Vercel monetizes through platform features (remote cache, advanced analytics, edge functions) and hosting. The open-source projects are so good that developers use them regardless of where they deploy. But Vercel’s platform is optimized for them, so most developers end up on Vercel anyway.
Key projects:
Next.js — 141,107 stars, 42.1M weekly downloads
Turborepo — 30,716 stars, 17.0M weekly downloads
SWR — 32,431 stars, 12.6M weekly downloads
Satori — 13,647 stars, 1.8M weekly downloads
Styled-JSX — 32.2M weekly downloads
6. Templates & Learning (5 Projects)
Next.js Commerce is a reference implementation for e-commerce. Platforms Starter Kit is a template for multi-tenant SaaS. These templates drive adoption of Vercel hosting and are monetized through the Vercel Marketplace and template gallery.
Key projects:
Next.js Commerce — 10,000+ stars
Platforms Starter Kit — 8,000+ stars
Next Learn — Learning resources
How Vercel makes money
Every layer follows the same four-step arc: adopt the free SDK locally, build something real, run it in production on Vercel, and Vercel monetizes the compute, deployments, token routing, and storage underneath.
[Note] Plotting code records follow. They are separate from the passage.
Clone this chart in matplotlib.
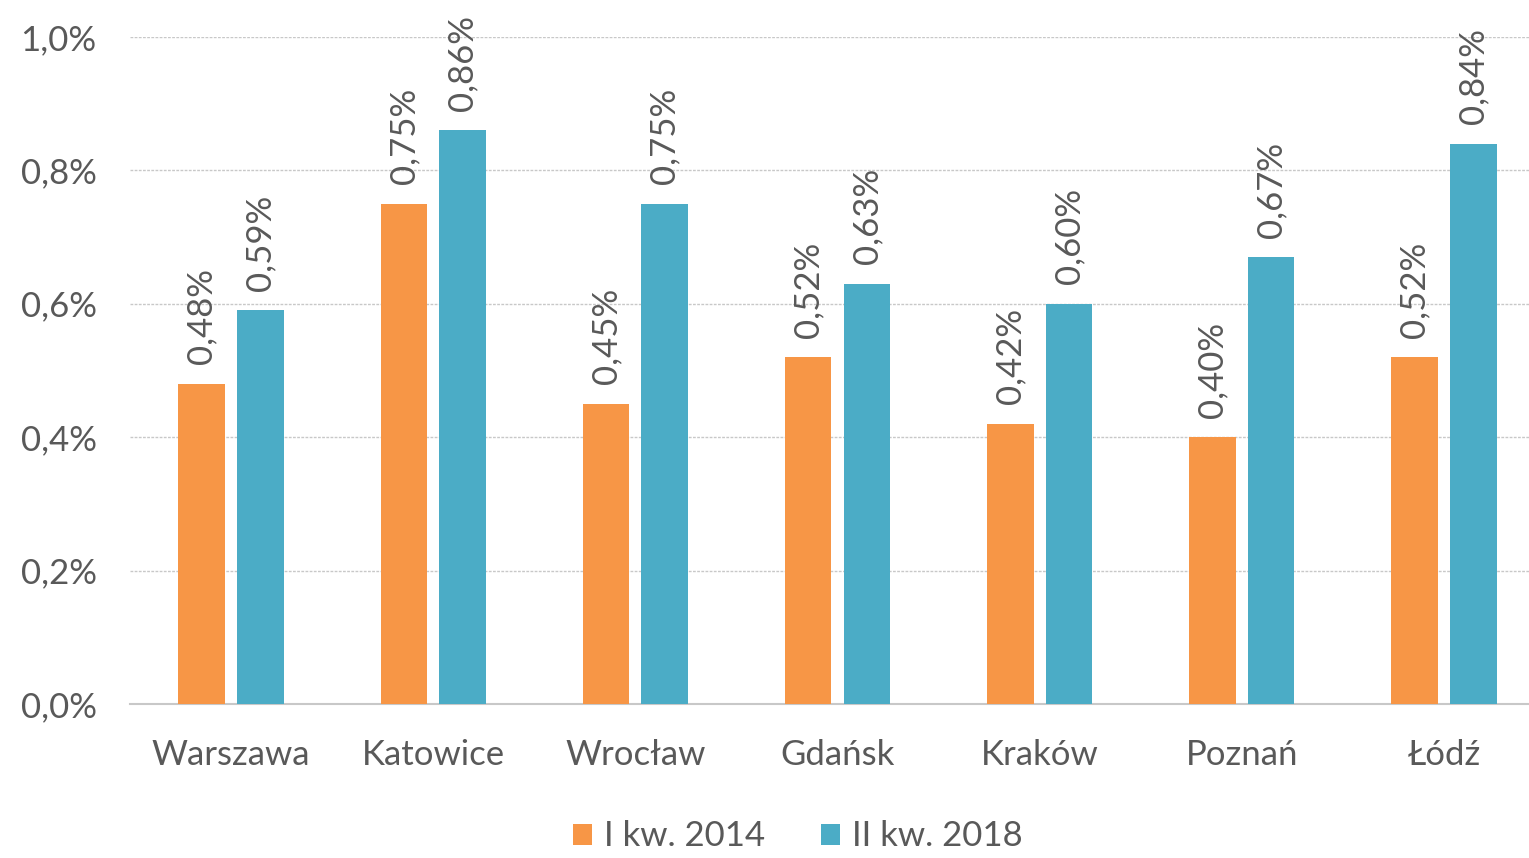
import matplotlib.pyplot as plt
import numpy as np

cities = ['Warszawa', 'Katowice', 'Wrocław', 'Gdańsk', 'Kraków', 'Poznań', 'Łódź']
q1_2014 = [0.48, 0.75, 0.45, 0.52, 0.42, 0.40, 0.52]
q2_2018 = [0.59, 0.86, 0.75, 0.63, 0.60, 0.67, 0.84]
series_names = ['I kw. 2014', 'II kw. 2018']

plt.rcParams['font.family'] = ['Lato', 'DejaVu Sans']
grey = '#595959'

fig = plt.figure(figsize=(15.29, 8.58), dpi=100)
ax = fig.add_axes([0.085, 0.1795, 0.9255, 0.7775])

x = np.arange(len(cities))
w = 0.23
b1 = ax.bar(x - 0.145, q1_2014, w, color='#F79646', label=series_names[0], zorder=3)
b2 = ax.bar(x + 0.145, q2_2018, w, color='#4BACC6', label=series_names[1], zorder=3)

# rotated value labels above bars
for bars, vals in [(b1, q1_2014), (b2, q2_2018)]:
    for rect, v in zip(bars, vals):
        ax.annotate(f"{v:.2f}%".replace('.', ','),
                    (rect.get_x() + rect.get_width() / 2, v),
                    xytext=(0, 14), textcoords='offset points',
                    rotation=90, ha='center', va='bottom',
                    fontsize=25, color=grey, annotation_clip=False)

ax.set_xlim(-0.5, len(cities) - 0.5)
ax.set_ylim(0, 1.0)
ax.set_yticks(np.arange(0, 1.01, 0.2))
ax.set_yticklabels([f"{t:.1f}%".replace('.', ',') for t in np.arange(0, 1.01, 0.2)])
ax.set_xticks(x)
ax.set_xticklabels(cities)
ax.tick_params(axis='both', length=0, labelsize=25, labelcolor=grey)
ax.tick_params(axis='x', pad=25)
ax.tick_params(axis='y', pad=24)

ax.grid(axis='y', color='#c8c8c8', linestyle=(0, (2, 1)), linewidth=1, zorder=0)
for s in ['top', 'right', 'left']:
    ax.spines[s].set_visible(False)
ax.spines['bottom'].set_color('#c8c8c8')
ax.spines['bottom'].set_linewidth(1.5)

fig.legend(loc='lower center', bbox_to_anchor=(0.522, -0.03), ncol=2, frameon=False,
           fontsize=25, labelcolor=grey, handlelength=0.55, handleheight=0.55,
           handletextpad=0.35, columnspacing=1.6)

fig.savefig('out.png', dpi=100)
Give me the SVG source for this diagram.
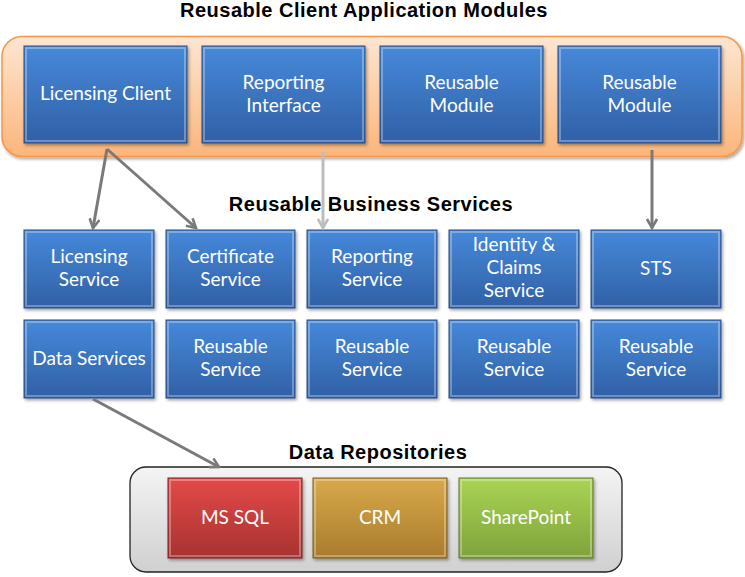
<svg xmlns="http://www.w3.org/2000/svg" width="745" height="577" viewBox="0 0 745 577">
<defs>
<linearGradient id="gBlue" x1="0" y1="0" x2="0" y2="1">
<stop offset="0" stop-color="#4689da"/><stop offset="1" stop-color="#3060a5"/></linearGradient>
<linearGradient id="gRed" x1="0" y1="0" x2="0" y2="1">
<stop offset="0" stop-color="#e44a47"/><stop offset="1" stop-color="#a73230"/></linearGradient>
<linearGradient id="gGold" x1="0" y1="0" x2="0" y2="1">
<stop offset="0" stop-color="#d9a94a"/><stop offset="1" stop-color="#a87c2d"/></linearGradient>
<linearGradient id="gGreen" x1="0" y1="0" x2="0" y2="1">
<stop offset="0" stop-color="#a9d455"/><stop offset="1" stop-color="#7fa33a"/></linearGradient>
<linearGradient id="gOrange" x1="0" y1="0" x2="0" y2="1">
<stop offset="0" stop-color="#fde6d2"/><stop offset="1" stop-color="#fbb57a"/></linearGradient>
<linearGradient id="gGray" x1="0" y1="0" x2="0" y2="1">
<stop offset="0" stop-color="#f4f4f4"/><stop offset="1" stop-color="#d0d0d0"/></linearGradient>
<marker id="arrD" viewBox="0 0 12 12" refX="10" refY="6" markerWidth="12" markerHeight="12" markerUnits="userSpaceOnUse" orient="auto">
<polyline points="1,1 10,6 1,11" fill="none" stroke="#7a7a7a" stroke-width="2.6"/></marker>
<marker id="arrL" viewBox="0 0 12 12" refX="10" refY="6" markerWidth="12" markerHeight="12" markerUnits="userSpaceOnUse" orient="auto">
<polyline points="1,1 10,6 1,11" fill="none" stroke="#bdbdbd" stroke-width="2.6"/></marker>
<filter id="sh" x="-10%" y="-10%" width="125%" height="130%">
<feDropShadow dx="1.5" dy="2" stdDeviation="1.5" flood-color="#000" flood-opacity="0.35"/></filter>
</defs>
<style>
.title{font-family:"Liberation Sans",Arial,sans-serif;font-weight:bold;font-size:20px;letter-spacing:0.5px;fill:#000;text-anchor:middle}
.lbl{font-family:Lato,"Open Sans","Liberation Sans",sans-serif;font-size:19px;fill:#fff;text-anchor:middle}
.blue{fill:url(#gBlue);stroke:#2a4f86;stroke-width:1;filter:url(#sh)}
.red{fill:url(#gRed);stroke:#7d2422;stroke-width:1;filter:url(#sh)}
.gold{fill:url(#gGold);stroke:#7d5c22;stroke-width:1;filter:url(#sh)}
.green{fill:url(#gGreen);stroke:#5e7a2a;stroke-width:1;filter:url(#sh)}
.bev{fill:none;stroke:#ffffff;stroke-opacity:0.3;stroke-width:2}
.con{fill:none;stroke:#7a7a7a;stroke-width:3}
</style>

<text class="title" x="364" y="17">Reusable Client Application Modules</text>
<rect x="2" y="36.5" width="740" height="120" rx="20" fill="url(#gOrange)" stroke="#f79646" stroke-width="1.5" filter="url(#sh)"/>

<g id="licensing-client"><rect class="blue" x="24" y="46" width="163" height="97"/><rect class="bev" x="26" y="48" width="159" height="93"/><text class="lbl" x="105.5" y="100">Licensing Client</text></g>
<g id="reporting-interface"><rect class="blue" x="202" y="46" width="163" height="97"/><rect class="bev" x="204" y="48" width="159" height="93"/><text class="lbl" x="283.5" y="89">Reporting</text><text class="lbl" x="283.5" y="112">Interface</text></g>
<g id="reusable-module-1"><rect class="blue" x="380" y="46" width="163" height="97"/><rect class="bev" x="382" y="48" width="159" height="93"/><text class="lbl" x="461.5" y="89">Reusable</text><text class="lbl" x="461.5" y="112">Module</text></g>
<g id="reusable-module-2"><rect class="blue" x="558" y="46" width="163" height="97"/><rect class="bev" x="560" y="48" width="159" height="93"/><text class="lbl" x="639.5" y="89">Reusable</text><text class="lbl" x="639.5" y="112">Module</text></g>

<text class="title" x="371" y="211">Reusable Business Services</text>

<g id="licensing-service"><rect class="blue" x="24" y="230" width="130" height="78"/><rect class="bev" x="26" y="232" width="126" height="74"/><text class="lbl" x="89" y="263">Licensing</text><text class="lbl" x="89" y="286">Service</text></g>
<g id="certificate-service"><rect class="blue" x="166" y="230" width="129" height="78"/><rect class="bev" x="168" y="232" width="125" height="74"/><text class="lbl" x="230.5" y="263">Certificate</text><text class="lbl" x="230.5" y="286">Service</text></g>
<g id="reporting-service"><rect class="blue" x="307" y="230" width="130" height="78"/><rect class="bev" x="309" y="232" width="126" height="74"/><text class="lbl" x="372" y="263">Reporting</text><text class="lbl" x="372" y="286">Service</text></g>
<g id="identity-service"><rect class="blue" x="449" y="230" width="130" height="78"/><rect class="bev" x="451" y="232" width="126" height="74"/><text class="lbl" x="514" y="251">Identity &amp;</text><text class="lbl" x="514" y="274">Claims</text><text class="lbl" x="514" y="297">Service</text></g>
<g id="sts"><rect class="blue" x="591" y="230" width="130" height="78"/><rect class="bev" x="593" y="232" width="126" height="74"/><text class="lbl" x="656" y="275">STS</text></g>

<g id="data-services"><rect class="blue" x="24" y="320" width="130" height="78"/><rect class="bev" x="26" y="322" width="126" height="74"/><text class="lbl" x="89" y="365">Data Services</text></g>
<g id="reusable-service-1"><rect class="blue" x="166" y="320" width="129" height="78"/><rect class="bev" x="168" y="322" width="125" height="74"/><text class="lbl" x="230.5" y="353">Reusable</text><text class="lbl" x="230.5" y="376">Service</text></g>
<g id="reusable-service-2"><rect class="blue" x="307" y="320" width="130" height="78"/><rect class="bev" x="309" y="322" width="126" height="74"/><text class="lbl" x="372" y="353">Reusable</text><text class="lbl" x="372" y="376">Service</text></g>
<g id="reusable-service-3"><rect class="blue" x="449" y="320" width="130" height="78"/><rect class="bev" x="451" y="322" width="126" height="74"/><text class="lbl" x="514" y="353">Reusable</text><text class="lbl" x="514" y="376">Service</text></g>
<g id="reusable-service-4"><rect class="blue" x="591" y="320" width="130" height="78"/><rect class="bev" x="593" y="322" width="126" height="74"/><text class="lbl" x="656" y="353">Reusable</text><text class="lbl" x="656" y="376">Service</text></g>

<text class="title" x="378" y="459">Data Repositories</text>
<rect x="130" y="467" width="492" height="105" rx="16" fill="url(#gGray)" stroke="#222" stroke-width="1.3"/>

<g id="ms-sql"><rect class="red" x="168" y="478" width="134" height="80"/><rect class="bev" x="170" y="480" width="130" height="76"/><text class="lbl" x="235" y="524">MS SQL</text></g>
<g id="crm"><rect class="gold" x="313" y="478" width="134" height="80"/><rect class="bev" x="315" y="480" width="130" height="76"/><text class="lbl" x="380" y="524">CRM</text></g>
<g id="sharepoint"><rect class="green" x="459" y="478" width="134" height="80"/><rect class="bev" x="461" y="480" width="130" height="76"/><text class="lbl" x="526" y="524">SharePoint</text></g>

<g id="connectors">
<line class="con" x1="107" y1="149" x2="93" y2="228" marker-end="url(#arrD)"/>
<line class="con" x1="107" y1="149" x2="196" y2="228" marker-end="url(#arrD)"/>
<line class="con" x1="323" y1="152" x2="323" y2="228" style="stroke:#bdbdbd" marker-end="url(#arrL)"/>
<line class="con" x1="652" y1="150" x2="652" y2="228" marker-end="url(#arrD)"/>
<line class="con" x1="93" y1="399" x2="219" y2="467" marker-end="url(#arrD)"/>
</g>
</svg>
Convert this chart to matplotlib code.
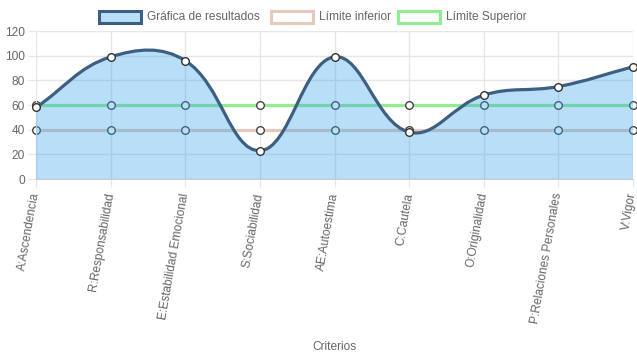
import numpy as np
import matplotlib
matplotlib.use("Agg")
import matplotlib.pyplot as plt
from matplotlib.path import Path
from matplotlib.patches import PathPatch, Rectangle

plt.rcParams['font.family'] = ['Liberation Sans', 'DejaVu Sans']

categorias = ["A:Ascendencia", "R:Responsabilidad", "E:Estabilidad Emocional",
              "S:Sociabilidad", "AE:Autoestima", "C:Cautela", "O:Originalidad",
              "P:Relaciones Personales", "V:Vigor"]
resultados = [58, 99, 96, 23, 99, 38, 68, 75, 91]
limite_inferior = [40, 40, 40, 40, 40, 40, 40, 40, 40]
limite_superior = [60, 60, 60, 60, 60, 60, 60, 60, 60]

W, H = 637, 359
fig = plt.figure(figsize=(W / 100, H / 100), dpi=100)
L, R, T, B = 36, 633, 31, 179
ax = fig.add_axes([L / W, (H - B) / H, (R - L) / W, (B - T) / H])
ax.set_xlim(0, len(categorias) - 1)
ax.set_ylim(0, 120)

# escala pixel por unidad, para la curva tipo chart.js
sx = (R - L) / (len(categorias) - 1)
sy = (B - T) / 120.0


def spline_path(ys, tension=0.4, close_to_zero=False):
    n = len(ys)
    px = np.arange(n) * sx
    py = np.array(ys, dtype=float) * sy
    cps = []
    for i in range(n):
        prv = i - 1 if i > 0 else i
        nxt = i + 1 if i < n - 1 else i
        d01 = np.hypot(px[i] - px[prv], py[i] - py[prv])
        d12 = np.hypot(px[nxt] - px[i], py[nxt] - py[i])
        tot = d01 + d12 if d01 + d12 > 0 else 1
        fa = tension * d01 / tot
        fb = tension * d12 / tot
        dx = px[nxt] - px[prv]
        dy = py[nxt] - py[prv]
        cps.append(((px[i] - fa * dx, py[i] - fa * dy), (px[i] + fb * dx, py[i] + fb * dy)))
    verts = [(px[0], py[0])]
    codes = [Path.MOVETO]
    for i in range(1, n):
        verts += [cps[i - 1][1], cps[i][0], (px[i], py[i])]
        codes += [Path.CURVE4] * 3
    if close_to_zero:
        verts += [(px[-1], 0), (px[0], 0), (px[0], py[0])]
        codes += [Path.LINETO, Path.LINETO, Path.CLOSEPOLY]
    verts = [(vx / sx, vy / sy) for vx, vy in verts]
    return Path(verts, codes)


# rejilla
ax.grid(True, color='#e6e6e6', linewidth=1)
ax.set_axisbelow(True)
for s in ['top', 'right']:
    ax.spines[s].set_visible(False)
ax.spines['left'].set_color('#e6e6e6')
ax.spines['bottom'].set_color('#cccccc')
ax.set_yticks(range(0, 121, 20))
ax.set_xticks(range(len(categorias)))
ax.set_xticklabels(categorias, rotation=80, ha='right', va='center', rotation_mode='anchor')
ax.tick_params(axis='both', colors='#e6e6e6', length=6, labelcolor='#666666', labelsize=8.6)
ax.tick_params(axis='x', pad=4)
ax.tick_params(axis='y', pad=2)

x = np.arange(len(categorias))
ax.plot(x, limite_superior, color='#90ee90', lw=2.3, zorder=2, clip_on=False)
ax.plot(x, limite_superior, 'o', ms=5.5, mfc='white', mec='#444444', mew=1, zorder=2.1, clip_on=False)
ax.plot(x, limite_inferior, color='#e6c9bd', lw=2.3, zorder=2.2, clip_on=False)
ax.plot(x, limite_inferior, 'o', ms=5.5, mfc='white', mec='#444444', mew=1, zorder=2.3, clip_on=False)

ax.add_patch(PathPatch(spline_path(resultados, close_to_zero=True),
                       facecolor=(54 / 255, 162 / 255, 235 / 255, 0.35), edgecolor='none', zorder=3))
ax.add_patch(PathPatch(spline_path(resultados), facecolor='none', edgecolor='#3c5f82',
                       lw=2.3, zorder=4, clip_on=False))
ax.plot(x, resultados, 'o', ms=5.5, mfc='white', mec='#333333', mew=1, zorder=5, clip_on=False)

fig.text((L + R) / 2 / W, 1 - 347 / H, "Criterios", ha='center', va='center',
         color='#666666', fontsize=8.6)

# leyenda
items = [("Gráfica de resultados", '#b9def8', '#3c5f82', 99),
         ("Límite inferior", 'white', '#e6c9bd', 271),
         ("Límite Superior", 'white', '#90ee90', 398)]
for txt, fc, ec, x0 in items:
    fig.add_artist(Rectangle((x0 / W, 1 - 23 / H), 42 / W, 12 / H, transform=fig.transFigure,
                             facecolor=fc, edgecolor=ec, lw=2.2))
    fig.text((x0 + 48) / W, 1 - 17 / H, txt, ha='left', va='center', color='#666666', fontsize=8.6)

fig.savefig("out.png", dpi=100)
It works because the open-source projects are genuinely useful on their own. You can use the AI SDK without Vercel, run Eve without deploying to Vercel, ship Chat SDK without Vercel Connect. But once you’ve built something real, Vercel’s infrastructure is the path of least resistance to running it.
The Vercel Agent Stack: Where New Revenue Grows
The agent stack is where Vercel’s emerging strategy becomes most visible. It’s also where the momentum is highest.
Eve is the runtime. Chat SDK provides channel adapters. Workflow handles durable orchestration. Sandbox provides isolated execution. AI SDK feeds models and tools. Skills provide reusable capabilities. Together, they form a complete system for building production agents.
Vercel is providing the open-source tools to build them locally, then offering the hosted infrastructure to run them at scale.
If you are developer - which Vercel Projects Should You Use?
Vercel’s real trick is that none of its open-source tools need Vercel to be useful. You can run Next.js, the AI SDK, or Eve anywhere. But once you’ve built something real, Vercel’s infrastructure is just the easiest place to run it — and that’s where the money is.
The agent stack is the part to watch: it’s the newest bet, it’s growing the fastest, and it’ll show whether the same playbook that made Next.js a default can work all over again.